Kürtlerin değişen gerçekliklerinin veya değişmeyen bazı gerçeklerinin başka bir gerçekçilikle de anlatılabileceğini görmek içten içe birçoğumuzun arzu ettiği bir şey. Kürt sinemasının diğer baskılanmış gruplar da dahil olmak üzere Kürt kimliklerinin ve deneyimlerinin çeşitliliğini kabul eden, hikaye anlatımında daha kesişimsel bir yaklaşım benimsemesine ihtiyaç var.
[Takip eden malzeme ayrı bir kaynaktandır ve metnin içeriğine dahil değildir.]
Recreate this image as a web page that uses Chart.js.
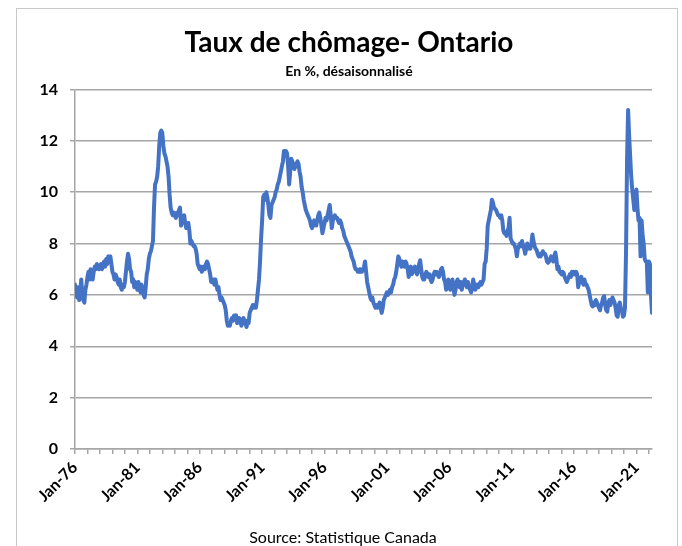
<!DOCTYPE html>
<html>
<head>
<meta charset="utf-8">
<script src="https://cdn.jsdelivr.net/npm/chart.js@4/dist/chart.umd.min.js"></script>
<style>
  body { margin: 0; background: #fff; }
  #wrap { position: relative; width: 682px; height: 546px; overflow: hidden; }
  #frame { position: absolute; left: 16px; top: 8px; width: 662px; height: 600px; border: 1px solid #c9c9c9; box-sizing: border-box; }
  canvas { position: absolute; left: 0; top: 0; }
  #source { position: absolute; left: 0; width: 686px; top: 527px; text-align: center; font: 16px Lato, sans-serif; color: #000; }
</style>
</head>
<body>
<div id="wrap">
  <div id="frame"></div>
  <canvas id="chomageChart" width="682" height="546"></canvas>
  <div id="source">Source: Statistique Canada</div>
</div>
<script>
// Taux de chômage mensuel, Ontario, janv. 1976 - avr. 2022
const tickLabels = ['Jan-76', 'Jan-81', 'Jan-86', 'Jan-91', 'Jan-96', 'Jan-01', 'Jan-06', 'Jan-11', 'Jan-16', 'Jan-21'];

const taux1970s = [
  6.4, 6.1, 5.9, 6.3, 5.8, 6.0, 6.6, 6.0, 5.8, 5.7, 6.2, 6.4,   // 1976
  6.7, 6.9, 6.6, 7.0, 6.8, 6.6, 6.9, 7.1, 7.0, 7.2, 7.1, 7.0,   // 1977
  7.1, 7.2, 7.0, 7.2, 7.3, 7.1, 7.4, 7.2, 7.5, 7.3, 7.5, 7.2,   // 1978
  6.9, 6.8, 6.6, 6.8, 6.7, 6.5, 6.4, 6.6, 6.3, 6.2, 6.4, 6.3    // 1979
];
const taux1980s = [
  6.5, 6.9, 7.3, 7.6, 7.4, 7.0, 6.9, 6.5, 6.6, 6.3, 6.5, 6.4,
  6.2, 6.5, 6.3, 6.1, 6.4, 6.2, 6.0, 5.9, 6.3, 6.8, 7.0, 7.4,
  7.6, 7.7, 7.9, 8.1, 9.4, 10.3, 10.4, 10.6, 11.0, 11.8, 12.3, 12.4,
  12.3, 11.8, 11.5, 11.4, 11.2, 11.0, 10.6, 9.9, 9.4, 9.2, 9.1, 9.2,
  9.1, 9.0, 9.2, 9.1, 9.3, 9.4, 8.7, 8.9, 9.0, 9.1, 8.8, 8.6,
  8.7, 8.8, 8.5, 8.0, 8.1, 8.0, 7.9, 7.9, 7.8, 7.6, 7.2, 7.1,
  7.0, 7.1, 6.9, 7.0, 7.1, 7.0, 7.2, 7.3, 7.2, 7.0, 6.8, 6.5,
  6.5, 6.6, 6.4, 6.6, 6.4, 6.2, 6.3, 6.0, 5.8, 5.9, 5.8, 5.7,
  5.6, 5.4, 5.0, 4.8, 4.9, 4.8, 5.0, 5.1, 5.0, 5.2, 5.1, 5.2,
  4.9, 5.0, 5.1, 5.0, 4.8, 4.9, 5.1, 5.0, 4.9, 4.75, 5.0, 4.9
];
const taux1990s = [
  5.3, 5.4, 5.5, 5.6, 5.5, 5.6, 5.5, 5.8, 6.2, 6.6, 7.3, 8.2,
  8.9, 9.8, 9.9, 9.7, 10.0, 9.8, 9.5, 9.1, 9.0, 9.5, 9.6, 9.7,
  9.8, 10.0, 10.1, 10.3, 10.4, 10.6, 10.8, 11.0, 11.2, 11.6, 11.5, 11.6,
  11.5, 11.0, 10.3, 10.8, 11.3, 11.2, 11.0, 10.9, 11.1, 11.0, 11.2, 11.1,
  10.8, 10.6, 10.2, 10.0, 9.7, 9.5, 9.3, 9.2, 9.1, 9.0, 8.9, 8.7,
  8.6, 8.7, 8.9, 8.8, 8.7, 8.9, 9.1, 9.2, 9.0, 8.7, 8.4, 8.6,
  8.8, 9.0, 8.9, 9.1, 9.3, 9.5, 9.1, 8.6, 8.9, 9.0, 9.1, 9.0,
  9.0, 8.9, 8.8, 8.9, 8.8, 8.6, 8.5, 8.3, 8.2, 8.1, 8.0, 7.9,
  7.8, 7.7, 7.5, 7.4, 7.3, 7.1, 7.0, 7.0, 6.9, 6.9, 7.0, 6.9,
  6.9, 7.0, 7.1, 7.3, 6.9, 6.5, 6.3, 6.1, 5.9, 5.8, 5.9, 5.7
];
const taux2000s = [
  5.6, 5.5, 5.6, 5.5, 5.6, 5.7, 5.5, 5.3, 5.5, 5.8, 5.9, 6.0,
  6.1, 6.0, 6.1, 6.2, 6.1, 6.3, 6.4, 6.6, 6.7, 6.9, 7.2, 7.5,
  7.4, 7.2, 7.1, 7.3, 7.2, 7.1, 7.3, 7.2, 7.0, 6.7, 6.9, 7.1,
  6.8, 6.9, 7.0, 7.1, 6.9, 6.8, 6.9, 7.2, 7.35, 7.0, 6.7, 6.6,
  6.6, 6.8, 6.9, 6.8, 6.7, 6.8, 6.6, 6.5, 6.6, 6.8, 6.9, 6.8,
  6.9, 6.8, 6.7, 6.8, 7.0, 7.05, 6.9, 6.6, 6.5, 6.2, 6.3, 6.6,
  6.3, 6.2, 6.4, 6.6, 6.3, 6.0, 6.2, 6.5, 6.6, 6.4, 6.3, 6.5,
  6.2, 6.4, 6.5, 6.6, 6.4, 6.3, 6.5, 6.3, 6.2, 6.1, 6.3, 6.6,
  6.4, 6.2, 6.3, 6.4, 6.3, 6.4, 6.5, 6.4, 6.5, 6.6, 7.2, 7.3,
  7.8, 8.7, 8.9, 9.1, 9.3, 9.7, 9.6, 9.4, 9.35, 9.3, 9.2, 9.1
];
const taux2010s = [
  9.1, 9.0, 9.1, 8.9, 8.5, 8.4, 8.4, 8.3, 8.5, 8.6, 9.0, 8.2,
  8.1, 8.0, 8.0, 7.9, 7.8, 7.5, 7.8, 7.9, 8.0, 7.9, 8.1, 7.9,
  7.8, 7.6, 7.8, 8.0, 7.8, 7.9, 7.8, 8.0, 8.35, 8.1, 7.9, 7.8,
  7.75, 7.6, 7.5, 7.6, 7.5, 7.6, 7.7, 7.6, 7.6, 7.5, 7.3, 7.25,
  7.3, 7.4, 7.5, 7.4, 7.3, 7.5, 7.65, 7.4, 7.0, 7.1, 6.9, 6.85,
  6.8, 6.9, 6.85, 6.7, 6.6, 6.5, 6.6, 6.7, 6.8, 6.7, 6.9, 6.8,
  6.9, 6.8, 6.9, 6.8, 6.3, 6.5, 6.6, 6.7, 6.5, 6.4, 6.6, 6.4,
  6.4, 6.3, 6.2, 6.0, 5.8, 5.6, 5.55, 5.7, 5.6, 5.8, 5.7, 5.6,
  5.5, 5.4, 5.6, 5.7, 5.9, 5.95, 5.6, 5.4, 5.35, 5.7, 5.8, 5.6,
  5.8, 5.9, 5.8, 5.7, 5.5, 5.2, 5.15, 5.6, 5.7, 5.5, 5.4, 5.15
];
const taux2020s = [
  5.2, 5.5, 7.6, 11.2, 13.2, 12.2, 11.4, 10.6, 10.1, 9.7, 9.3, 9.6,
  10.1, 9.4, 8.9, 9.0, 7.5, 8.9, 8.3, 8.0, 7.4, 7.3, 7.3, 6.1,
  7.3, 7.2, 6.0, 5.3
];

const taux = [].concat(taux1970s, taux1980s, taux1990s, taux2000s, taux2010s, taux2020s);
const points = taux.map((v, i) => ({ x: i, y: v }));

const gris = '#a6a6a6';
const police = 'Lato, sans-serif';

const ctx = document.getElementById('chomageChart').getContext('2d');
const chomageChart = new Chart(ctx, {
    type: 'line',
    data: {
        datasets: [{
            label: 'Ontario',
            data: points,
            borderColor: '#4472c4',
            borderWidth: 4,
            pointRadius: 0,
            tension: 0,
            borderJoinStyle: 'round',
            borderCapStyle: 'round'
        }]
    },
    options: {
        responsive: false,
        animation: false,
        devicePixelRatio: 1,
        // marge gauche 16 + axe vide à droite : titre centré vers x=349
        layout: { padding: { left: 16, right: 0, top: 0, bottom: 0 } },
        plugins: {
            legend: { display: false },
            tooltip: { enabled: false },
            title: {
                display: true,
                text: 'Taux de chômage- Ontario',
                color: '#000',
                font: { family: police, size: 28, weight: 'bold' },
                padding: { top: 26, bottom: 0 }
            },
            subtitle: {
                display: true,
                text: 'En %, désaisonnalisé',
                color: '#000',
                font: { family: police, size: 14, weight: 'bold' },
                padding: { top: 3, bottom: 10 }
            }
        },
        scales: {
            x: {
                type: 'linear',
                min: 0,
                max: taux.length - 1,
                afterFit: (scale) => { scale.height = 97; },
                border: { color: gris, width: 1.5 },
                grid: { drawOnChartArea: false, drawTicks: true, tickLength: 5, color: gris, lineWidth: 1.5 },
                ticks: {
                    stepSize: 12,
                    autoSkip: false,
                    includeBounds: false,
                    maxRotation: 45,
                    minRotation: 45,
                    padding: 4,
                    color: '#000',
                    font: { family: police, size: 16, weight: 'bold' },
                    callback: (value) => (value % 60 === 0 ? tickLabels[value / 60] : '')
                }
            },
            y: {
                min: 0,
                max: 14,
                afterFit: (scale) => { scale.width = 59; },
                border: { color: gris, width: 1.5 },
                grid: { color: gris, lineWidth: 1.5, tickLength: 5 },
                ticks: {
                    stepSize: 2,
                    padding: 12,
                    color: '#000',
                    font: { family: police, size: 16, weight: 'bold' }
                }
            },
            marge: {
                position: 'right',
                min: 0,
                max: 14,
                afterFit: (scale) => { scale.width = 30; },
                border: { display: false },
                grid: { display: false },
                ticks: { display: false }
            }
        }
    }
});
</script>
</body>
</html>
Yılmaz Güney sinemasından aldığı rüzgârı ardına alıp, o rüzgârı bırakmadan ama başka rüzgârlara da karışarak açılan hikâyelere ve lenslere ihtiyacı var.
Bunları eşelemek, açmak ve derinleştirmek başka bir yazının konusu olsa da, Kürt sineması nasılsın? sorusunu, onunla biraz daha hemhal olmak adına sormayı önemli buluyorum kendimce. Doğası gereği oldukça girift, akışkan ve çok yönlü olan bu sinemanın hikayesini ve kamerayı yerleştirdiği yeri de daha fazla sorgulamak adına.